17. Extra: Swarm Plots
Swarm Plots
In this lesson, you saw many ways of depicting the relationship between a numeric variable and a categorical variable. Violin plots depicted distributions as density curves, while box plots took a more summary approach, plotting the quantiles as boxes with whiskers. Another alternative to these plots is the swarm plot. Similar to a scatterplot, each data point is plotted with position according to its value on the two variables being plotted. Instead of randomly jittering points as in a normal scatterplot, points are placed as close to their actual value as possible without allowing any overlap. A swarm plot can be created in seaborn using the swarmplot
function, similar to how you would a call violinplot
or boxplot
.
plt.figure(figsize = [12, 5])
base_color = sb.color_palette()[0]
# left plot: violin plot
plt.subplot(1, 3, 1)
ax1 = sb.violinplot(data = df, x = 'cat_var', y = 'num_var', color = base_color)
# center plot: box plot
plt.subplot(1, 3, 2)
sb.boxplot(data = df, x = 'cat_var', y = 'num_var', color = base_color)

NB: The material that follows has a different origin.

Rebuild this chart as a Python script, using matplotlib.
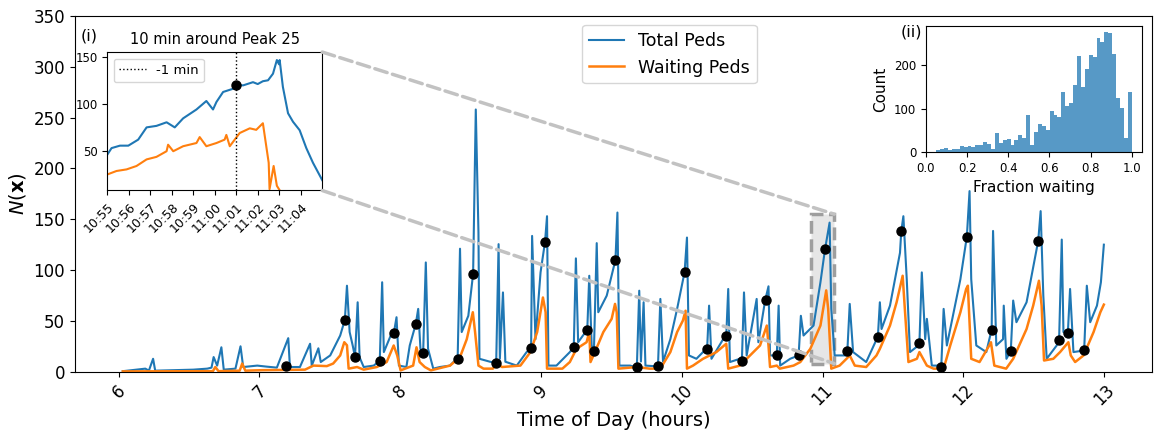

plt.ylim(ax1.get_ylim()) # set y-axis limits to be same as left plot
# right plot: swarm plot
plt.subplot(1, 3, 3)
sb.swarmplot(data = df, x = 'cat_var', y = 'num_var', color = base_color)
plt.ylim(ax1.get_ylim()) # set y-axis limits to be same as left plot
Looking at the plots side by side, you can see relative pros and cons of the swarm plot. Unlike the violin plot and box plot, every point is plotted, so we can now compare the frequency of each group in the same plot. While there is some distortion due to location jitter, we also have a more concrete picture of where the points actually lie, removing the long tails that can be present in violin plots.
However, it is only reasonable to use a swarm plot if we have a small or moderate amount of data. If we have too many points, then the restrictions against overlap will cause too much distortion or require a lot of space to plot the data comfortably. In addition, having too many points can actually be a distraction, making it harder to see the key signals in the visualization. Use your findings from univariate visualizations to inform which bivariate visualizations will be best, or simply experiment with different plot types to see what is most informative.